§ **Request**: Search the material below for the word "with" and copy every line in which it occurs.

§ **Available records**:
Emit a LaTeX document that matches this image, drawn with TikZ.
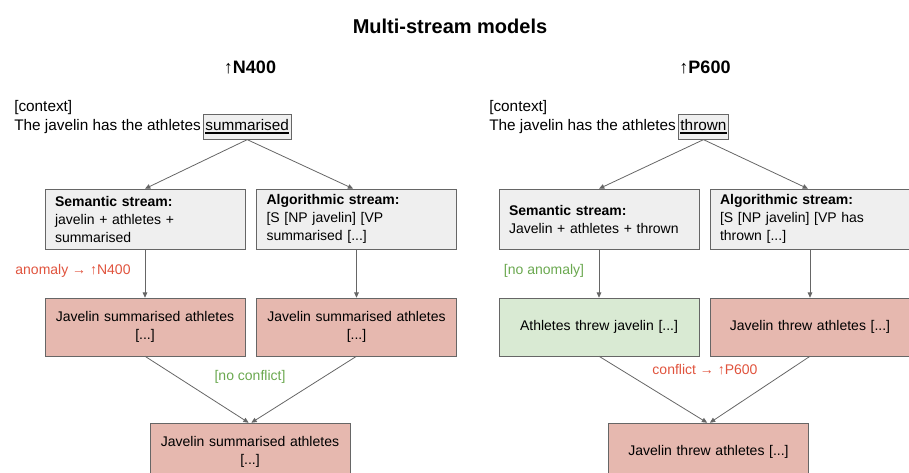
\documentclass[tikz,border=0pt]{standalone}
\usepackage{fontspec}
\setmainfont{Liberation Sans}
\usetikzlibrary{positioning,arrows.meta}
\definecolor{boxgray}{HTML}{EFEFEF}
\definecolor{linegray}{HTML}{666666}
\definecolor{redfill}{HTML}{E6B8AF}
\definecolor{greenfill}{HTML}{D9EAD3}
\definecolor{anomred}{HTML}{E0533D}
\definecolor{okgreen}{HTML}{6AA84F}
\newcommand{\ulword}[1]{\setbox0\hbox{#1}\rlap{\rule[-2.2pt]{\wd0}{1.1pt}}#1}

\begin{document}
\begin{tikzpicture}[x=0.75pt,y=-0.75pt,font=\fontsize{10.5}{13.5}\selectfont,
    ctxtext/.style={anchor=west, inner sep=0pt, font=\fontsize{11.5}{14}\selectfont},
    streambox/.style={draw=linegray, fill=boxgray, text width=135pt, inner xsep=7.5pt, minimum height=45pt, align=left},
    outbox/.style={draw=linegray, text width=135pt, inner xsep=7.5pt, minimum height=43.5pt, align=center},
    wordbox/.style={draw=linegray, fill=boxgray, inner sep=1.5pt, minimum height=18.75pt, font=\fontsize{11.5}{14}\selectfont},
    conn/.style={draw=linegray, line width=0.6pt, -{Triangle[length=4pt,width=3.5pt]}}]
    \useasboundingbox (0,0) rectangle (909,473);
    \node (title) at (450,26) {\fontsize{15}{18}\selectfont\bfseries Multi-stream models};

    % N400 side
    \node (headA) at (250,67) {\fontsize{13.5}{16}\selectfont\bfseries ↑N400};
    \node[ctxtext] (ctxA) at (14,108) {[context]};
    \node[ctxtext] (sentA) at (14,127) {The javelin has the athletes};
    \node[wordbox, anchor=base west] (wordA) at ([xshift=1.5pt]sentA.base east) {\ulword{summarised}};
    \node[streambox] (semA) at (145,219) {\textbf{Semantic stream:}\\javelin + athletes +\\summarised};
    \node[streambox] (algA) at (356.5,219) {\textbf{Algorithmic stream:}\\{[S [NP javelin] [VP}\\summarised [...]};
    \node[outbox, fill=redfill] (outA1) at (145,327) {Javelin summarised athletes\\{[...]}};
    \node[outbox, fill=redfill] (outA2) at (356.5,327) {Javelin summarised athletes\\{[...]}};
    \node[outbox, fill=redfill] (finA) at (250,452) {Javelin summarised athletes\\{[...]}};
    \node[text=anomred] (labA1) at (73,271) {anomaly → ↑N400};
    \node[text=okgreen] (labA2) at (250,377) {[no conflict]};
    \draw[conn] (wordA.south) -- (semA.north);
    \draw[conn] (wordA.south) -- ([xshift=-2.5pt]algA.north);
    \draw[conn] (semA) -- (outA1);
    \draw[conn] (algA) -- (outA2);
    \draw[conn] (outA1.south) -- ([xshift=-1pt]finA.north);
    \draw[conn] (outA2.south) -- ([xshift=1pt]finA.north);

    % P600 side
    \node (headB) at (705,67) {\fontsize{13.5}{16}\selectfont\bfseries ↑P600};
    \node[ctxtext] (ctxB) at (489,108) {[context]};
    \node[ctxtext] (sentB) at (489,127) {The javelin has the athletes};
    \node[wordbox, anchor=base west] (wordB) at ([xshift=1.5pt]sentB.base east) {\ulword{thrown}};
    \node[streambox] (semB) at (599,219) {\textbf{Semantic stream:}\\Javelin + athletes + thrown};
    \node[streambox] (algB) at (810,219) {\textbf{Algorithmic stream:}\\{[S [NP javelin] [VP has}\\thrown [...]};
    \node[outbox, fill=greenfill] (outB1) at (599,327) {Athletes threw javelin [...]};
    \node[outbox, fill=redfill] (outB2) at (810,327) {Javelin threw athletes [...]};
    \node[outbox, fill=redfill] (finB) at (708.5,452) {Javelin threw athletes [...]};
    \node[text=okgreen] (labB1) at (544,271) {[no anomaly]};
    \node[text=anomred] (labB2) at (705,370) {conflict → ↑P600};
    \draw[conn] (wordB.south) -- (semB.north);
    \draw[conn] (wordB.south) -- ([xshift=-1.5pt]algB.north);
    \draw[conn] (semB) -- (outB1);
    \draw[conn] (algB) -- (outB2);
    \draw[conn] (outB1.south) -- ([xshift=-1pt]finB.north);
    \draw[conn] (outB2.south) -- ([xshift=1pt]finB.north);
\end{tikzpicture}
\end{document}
==
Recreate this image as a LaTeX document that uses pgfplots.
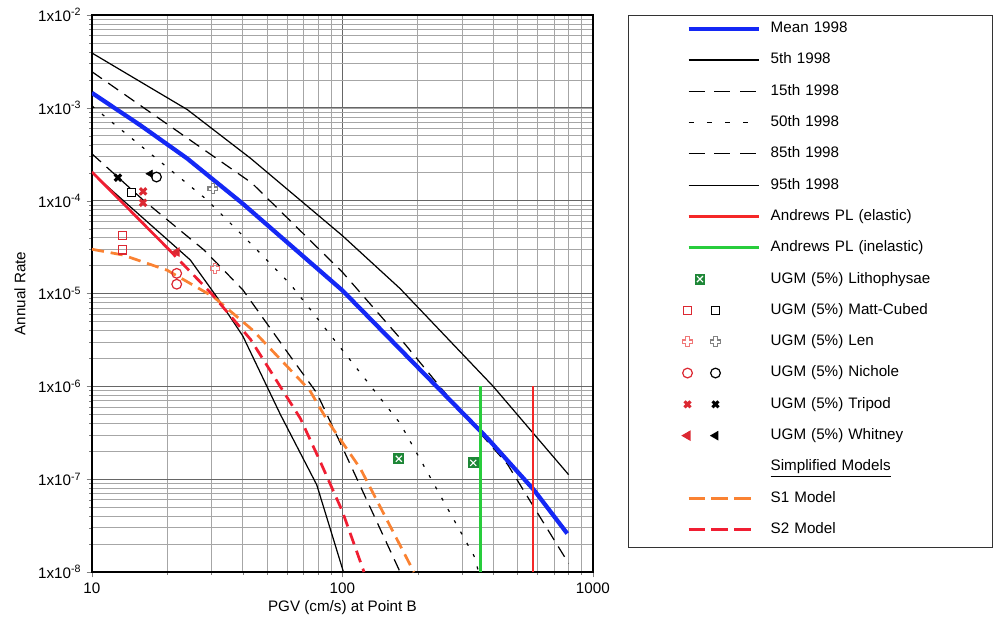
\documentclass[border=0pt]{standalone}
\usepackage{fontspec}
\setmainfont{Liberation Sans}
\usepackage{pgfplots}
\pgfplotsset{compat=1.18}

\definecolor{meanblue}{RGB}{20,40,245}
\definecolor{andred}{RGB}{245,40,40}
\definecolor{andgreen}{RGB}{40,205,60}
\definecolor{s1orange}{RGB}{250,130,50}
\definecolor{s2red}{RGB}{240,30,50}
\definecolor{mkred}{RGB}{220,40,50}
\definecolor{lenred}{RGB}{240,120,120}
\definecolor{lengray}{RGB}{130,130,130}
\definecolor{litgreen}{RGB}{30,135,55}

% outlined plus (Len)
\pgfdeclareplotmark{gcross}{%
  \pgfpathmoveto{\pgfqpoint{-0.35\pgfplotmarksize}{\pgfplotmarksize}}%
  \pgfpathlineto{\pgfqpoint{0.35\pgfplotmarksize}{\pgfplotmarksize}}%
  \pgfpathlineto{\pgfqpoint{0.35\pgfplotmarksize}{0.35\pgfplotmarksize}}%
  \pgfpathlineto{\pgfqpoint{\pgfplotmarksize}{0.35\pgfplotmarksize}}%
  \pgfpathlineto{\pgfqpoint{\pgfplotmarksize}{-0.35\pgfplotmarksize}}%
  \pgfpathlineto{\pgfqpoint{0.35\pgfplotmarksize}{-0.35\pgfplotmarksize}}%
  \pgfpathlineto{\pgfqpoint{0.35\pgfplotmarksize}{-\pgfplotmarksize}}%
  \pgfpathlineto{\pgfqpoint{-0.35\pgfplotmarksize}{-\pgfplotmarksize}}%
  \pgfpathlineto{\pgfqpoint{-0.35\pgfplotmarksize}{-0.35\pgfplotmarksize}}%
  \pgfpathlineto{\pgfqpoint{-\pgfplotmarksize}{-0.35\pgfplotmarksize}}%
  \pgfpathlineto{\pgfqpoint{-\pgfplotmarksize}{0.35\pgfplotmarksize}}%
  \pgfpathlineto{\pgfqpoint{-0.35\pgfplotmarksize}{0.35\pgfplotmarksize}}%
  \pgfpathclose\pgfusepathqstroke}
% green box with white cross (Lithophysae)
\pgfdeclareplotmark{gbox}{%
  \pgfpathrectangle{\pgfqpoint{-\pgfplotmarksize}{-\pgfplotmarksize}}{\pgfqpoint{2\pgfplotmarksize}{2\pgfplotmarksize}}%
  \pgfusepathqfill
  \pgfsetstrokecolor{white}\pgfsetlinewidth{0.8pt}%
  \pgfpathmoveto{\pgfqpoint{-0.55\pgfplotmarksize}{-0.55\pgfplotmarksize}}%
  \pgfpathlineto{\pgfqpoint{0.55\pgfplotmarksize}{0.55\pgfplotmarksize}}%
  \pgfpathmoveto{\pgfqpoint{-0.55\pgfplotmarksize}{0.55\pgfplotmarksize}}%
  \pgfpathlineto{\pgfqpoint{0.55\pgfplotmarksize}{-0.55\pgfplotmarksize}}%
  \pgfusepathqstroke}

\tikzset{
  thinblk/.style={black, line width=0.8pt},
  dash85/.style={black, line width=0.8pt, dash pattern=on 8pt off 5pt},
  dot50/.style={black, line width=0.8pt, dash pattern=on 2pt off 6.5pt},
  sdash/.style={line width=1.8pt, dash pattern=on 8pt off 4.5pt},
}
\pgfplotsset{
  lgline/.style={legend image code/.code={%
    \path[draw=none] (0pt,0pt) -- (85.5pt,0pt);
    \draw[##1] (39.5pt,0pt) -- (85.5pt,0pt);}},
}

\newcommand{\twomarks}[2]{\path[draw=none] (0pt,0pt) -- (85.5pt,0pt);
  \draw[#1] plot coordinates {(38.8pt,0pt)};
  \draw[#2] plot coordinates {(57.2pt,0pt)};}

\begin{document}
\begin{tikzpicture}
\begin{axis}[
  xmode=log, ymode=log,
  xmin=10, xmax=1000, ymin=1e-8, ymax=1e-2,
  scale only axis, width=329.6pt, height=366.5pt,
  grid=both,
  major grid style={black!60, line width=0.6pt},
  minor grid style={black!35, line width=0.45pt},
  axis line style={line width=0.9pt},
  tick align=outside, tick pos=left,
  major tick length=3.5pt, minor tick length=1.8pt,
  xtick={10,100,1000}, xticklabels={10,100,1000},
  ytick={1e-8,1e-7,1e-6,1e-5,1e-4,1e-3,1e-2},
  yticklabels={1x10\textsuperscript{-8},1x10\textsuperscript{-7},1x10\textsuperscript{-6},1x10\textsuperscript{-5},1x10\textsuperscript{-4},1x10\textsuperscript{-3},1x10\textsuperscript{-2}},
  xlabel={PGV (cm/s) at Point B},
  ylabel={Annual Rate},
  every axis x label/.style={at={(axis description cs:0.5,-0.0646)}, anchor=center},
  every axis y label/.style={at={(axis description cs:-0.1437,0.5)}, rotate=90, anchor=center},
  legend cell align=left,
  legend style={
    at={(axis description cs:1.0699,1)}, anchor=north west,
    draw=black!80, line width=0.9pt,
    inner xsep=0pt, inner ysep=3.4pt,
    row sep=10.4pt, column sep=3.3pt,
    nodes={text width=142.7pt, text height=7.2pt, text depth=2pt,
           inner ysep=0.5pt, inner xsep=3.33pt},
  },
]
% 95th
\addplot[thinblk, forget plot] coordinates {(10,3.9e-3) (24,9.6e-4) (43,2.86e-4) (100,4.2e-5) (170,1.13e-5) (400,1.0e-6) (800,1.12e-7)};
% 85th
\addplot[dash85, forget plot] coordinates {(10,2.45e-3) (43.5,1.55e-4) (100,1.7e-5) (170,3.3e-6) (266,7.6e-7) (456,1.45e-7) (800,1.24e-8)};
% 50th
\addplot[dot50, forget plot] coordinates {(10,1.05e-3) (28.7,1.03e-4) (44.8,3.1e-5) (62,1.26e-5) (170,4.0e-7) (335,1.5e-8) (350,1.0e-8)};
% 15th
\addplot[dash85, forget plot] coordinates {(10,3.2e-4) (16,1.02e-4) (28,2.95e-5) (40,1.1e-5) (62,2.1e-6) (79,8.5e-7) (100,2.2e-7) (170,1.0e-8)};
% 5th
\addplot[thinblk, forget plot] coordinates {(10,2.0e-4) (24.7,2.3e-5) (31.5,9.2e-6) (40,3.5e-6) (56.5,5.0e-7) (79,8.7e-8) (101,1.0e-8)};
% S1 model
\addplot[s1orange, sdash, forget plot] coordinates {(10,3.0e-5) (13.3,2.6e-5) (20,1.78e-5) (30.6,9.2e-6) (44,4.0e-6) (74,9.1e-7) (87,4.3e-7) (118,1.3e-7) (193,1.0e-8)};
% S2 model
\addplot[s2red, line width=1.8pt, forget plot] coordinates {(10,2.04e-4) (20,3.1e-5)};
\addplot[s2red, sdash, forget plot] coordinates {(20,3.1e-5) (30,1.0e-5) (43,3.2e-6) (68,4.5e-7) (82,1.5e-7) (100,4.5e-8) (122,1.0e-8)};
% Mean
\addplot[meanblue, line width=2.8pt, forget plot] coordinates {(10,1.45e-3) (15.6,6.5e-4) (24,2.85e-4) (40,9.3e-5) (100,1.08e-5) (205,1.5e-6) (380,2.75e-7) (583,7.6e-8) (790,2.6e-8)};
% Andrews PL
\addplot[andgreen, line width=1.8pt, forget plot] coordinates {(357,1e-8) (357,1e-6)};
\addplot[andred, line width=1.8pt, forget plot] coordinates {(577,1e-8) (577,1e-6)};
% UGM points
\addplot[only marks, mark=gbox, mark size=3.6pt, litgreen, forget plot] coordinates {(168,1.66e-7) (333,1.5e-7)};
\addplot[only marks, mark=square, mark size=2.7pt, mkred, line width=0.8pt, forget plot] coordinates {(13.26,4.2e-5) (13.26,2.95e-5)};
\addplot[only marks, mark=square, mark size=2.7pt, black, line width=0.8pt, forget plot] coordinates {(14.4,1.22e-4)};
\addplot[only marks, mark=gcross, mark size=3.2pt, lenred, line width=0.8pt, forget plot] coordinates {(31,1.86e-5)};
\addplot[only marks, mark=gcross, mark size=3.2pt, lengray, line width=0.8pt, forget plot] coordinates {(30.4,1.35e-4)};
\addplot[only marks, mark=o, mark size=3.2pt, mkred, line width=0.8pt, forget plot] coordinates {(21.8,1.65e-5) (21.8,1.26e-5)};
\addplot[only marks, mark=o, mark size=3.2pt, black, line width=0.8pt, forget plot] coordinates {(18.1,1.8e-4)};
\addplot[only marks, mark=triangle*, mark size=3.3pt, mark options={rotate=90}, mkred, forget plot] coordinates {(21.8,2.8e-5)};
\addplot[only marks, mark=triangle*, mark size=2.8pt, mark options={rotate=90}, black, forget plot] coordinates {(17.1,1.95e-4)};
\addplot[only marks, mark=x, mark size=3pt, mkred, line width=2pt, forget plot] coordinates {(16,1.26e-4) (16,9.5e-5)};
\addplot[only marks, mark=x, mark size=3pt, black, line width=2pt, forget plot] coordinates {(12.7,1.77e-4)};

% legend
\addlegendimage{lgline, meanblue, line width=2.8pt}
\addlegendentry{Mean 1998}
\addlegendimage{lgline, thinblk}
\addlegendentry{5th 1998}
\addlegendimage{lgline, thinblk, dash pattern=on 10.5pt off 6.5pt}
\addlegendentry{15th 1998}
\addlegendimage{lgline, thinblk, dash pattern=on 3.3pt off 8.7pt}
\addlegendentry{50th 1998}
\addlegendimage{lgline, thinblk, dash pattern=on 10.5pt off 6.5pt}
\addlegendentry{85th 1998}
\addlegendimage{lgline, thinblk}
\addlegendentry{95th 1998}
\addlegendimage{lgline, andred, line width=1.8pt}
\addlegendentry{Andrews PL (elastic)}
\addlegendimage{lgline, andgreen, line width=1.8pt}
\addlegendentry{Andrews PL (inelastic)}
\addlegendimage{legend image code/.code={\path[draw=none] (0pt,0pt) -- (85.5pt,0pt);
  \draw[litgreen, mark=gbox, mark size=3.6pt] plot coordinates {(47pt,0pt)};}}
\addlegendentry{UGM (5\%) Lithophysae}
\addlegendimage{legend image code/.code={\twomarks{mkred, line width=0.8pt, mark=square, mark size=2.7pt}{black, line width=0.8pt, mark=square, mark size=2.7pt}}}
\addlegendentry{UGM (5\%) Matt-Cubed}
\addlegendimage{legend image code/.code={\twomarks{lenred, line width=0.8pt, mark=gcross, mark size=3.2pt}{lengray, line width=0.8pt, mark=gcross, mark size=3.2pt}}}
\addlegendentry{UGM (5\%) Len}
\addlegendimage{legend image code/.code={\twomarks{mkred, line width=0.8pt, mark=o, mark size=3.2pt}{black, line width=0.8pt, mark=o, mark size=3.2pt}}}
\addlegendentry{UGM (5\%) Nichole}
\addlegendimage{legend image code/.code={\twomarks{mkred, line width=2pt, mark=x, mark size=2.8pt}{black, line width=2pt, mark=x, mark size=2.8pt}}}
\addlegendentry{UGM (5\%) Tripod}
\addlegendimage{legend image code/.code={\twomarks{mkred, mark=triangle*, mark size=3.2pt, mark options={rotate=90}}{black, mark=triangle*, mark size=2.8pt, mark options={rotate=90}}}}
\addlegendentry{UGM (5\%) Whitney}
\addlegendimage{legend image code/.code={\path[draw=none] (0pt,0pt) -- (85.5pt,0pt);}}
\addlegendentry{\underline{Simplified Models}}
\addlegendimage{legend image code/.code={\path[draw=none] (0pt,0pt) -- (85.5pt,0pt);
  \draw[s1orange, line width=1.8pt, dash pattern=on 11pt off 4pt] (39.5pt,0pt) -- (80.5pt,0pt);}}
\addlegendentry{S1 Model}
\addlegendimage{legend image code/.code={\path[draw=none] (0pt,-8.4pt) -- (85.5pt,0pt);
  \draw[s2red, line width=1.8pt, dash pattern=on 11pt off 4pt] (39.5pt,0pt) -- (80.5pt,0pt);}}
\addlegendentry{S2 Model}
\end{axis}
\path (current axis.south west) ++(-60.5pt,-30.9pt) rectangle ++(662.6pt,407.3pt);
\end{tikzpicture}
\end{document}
* * *
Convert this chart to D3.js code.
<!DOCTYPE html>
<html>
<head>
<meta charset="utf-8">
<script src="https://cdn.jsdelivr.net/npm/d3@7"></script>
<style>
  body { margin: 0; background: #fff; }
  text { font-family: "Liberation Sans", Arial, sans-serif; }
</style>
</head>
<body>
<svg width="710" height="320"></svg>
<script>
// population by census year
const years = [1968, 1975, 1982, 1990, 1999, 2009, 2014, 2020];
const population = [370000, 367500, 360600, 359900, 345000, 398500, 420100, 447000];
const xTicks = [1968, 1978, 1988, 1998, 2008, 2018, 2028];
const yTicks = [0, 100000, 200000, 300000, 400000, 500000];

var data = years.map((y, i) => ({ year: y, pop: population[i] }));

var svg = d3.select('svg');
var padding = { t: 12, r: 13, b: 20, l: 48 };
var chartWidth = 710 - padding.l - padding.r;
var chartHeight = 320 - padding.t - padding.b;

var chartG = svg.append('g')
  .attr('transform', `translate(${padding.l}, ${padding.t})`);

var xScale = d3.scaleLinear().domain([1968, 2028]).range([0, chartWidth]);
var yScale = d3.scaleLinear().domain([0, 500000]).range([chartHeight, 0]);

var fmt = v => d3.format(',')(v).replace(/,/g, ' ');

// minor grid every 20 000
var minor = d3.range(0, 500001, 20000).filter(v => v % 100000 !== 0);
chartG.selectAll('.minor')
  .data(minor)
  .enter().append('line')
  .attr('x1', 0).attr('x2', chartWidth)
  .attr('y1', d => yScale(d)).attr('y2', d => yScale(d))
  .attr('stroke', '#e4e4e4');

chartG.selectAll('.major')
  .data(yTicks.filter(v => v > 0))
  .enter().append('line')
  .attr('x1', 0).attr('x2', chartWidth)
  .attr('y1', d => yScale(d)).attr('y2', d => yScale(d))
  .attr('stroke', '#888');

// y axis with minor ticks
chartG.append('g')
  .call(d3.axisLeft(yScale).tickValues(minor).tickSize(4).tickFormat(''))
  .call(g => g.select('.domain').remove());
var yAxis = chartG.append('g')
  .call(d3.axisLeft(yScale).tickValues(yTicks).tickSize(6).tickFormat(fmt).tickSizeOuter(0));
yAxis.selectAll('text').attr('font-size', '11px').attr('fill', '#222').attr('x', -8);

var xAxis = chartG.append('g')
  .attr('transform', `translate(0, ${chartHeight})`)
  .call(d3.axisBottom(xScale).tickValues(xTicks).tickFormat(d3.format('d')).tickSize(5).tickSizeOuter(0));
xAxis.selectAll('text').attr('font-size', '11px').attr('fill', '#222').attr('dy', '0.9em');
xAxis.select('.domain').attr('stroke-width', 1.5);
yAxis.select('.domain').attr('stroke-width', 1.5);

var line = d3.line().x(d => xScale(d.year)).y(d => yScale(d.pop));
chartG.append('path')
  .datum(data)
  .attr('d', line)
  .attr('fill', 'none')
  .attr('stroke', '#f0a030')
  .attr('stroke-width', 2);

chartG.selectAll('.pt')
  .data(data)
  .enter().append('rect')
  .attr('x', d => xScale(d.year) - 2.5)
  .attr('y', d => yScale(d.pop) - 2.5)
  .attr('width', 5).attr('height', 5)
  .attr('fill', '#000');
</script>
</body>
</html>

§ **Answer in full**:
Emit a LaTeX document that matches this image, drawn with TikZ.
% green box with white cross (Lithophysae)
// y axis with minor ticks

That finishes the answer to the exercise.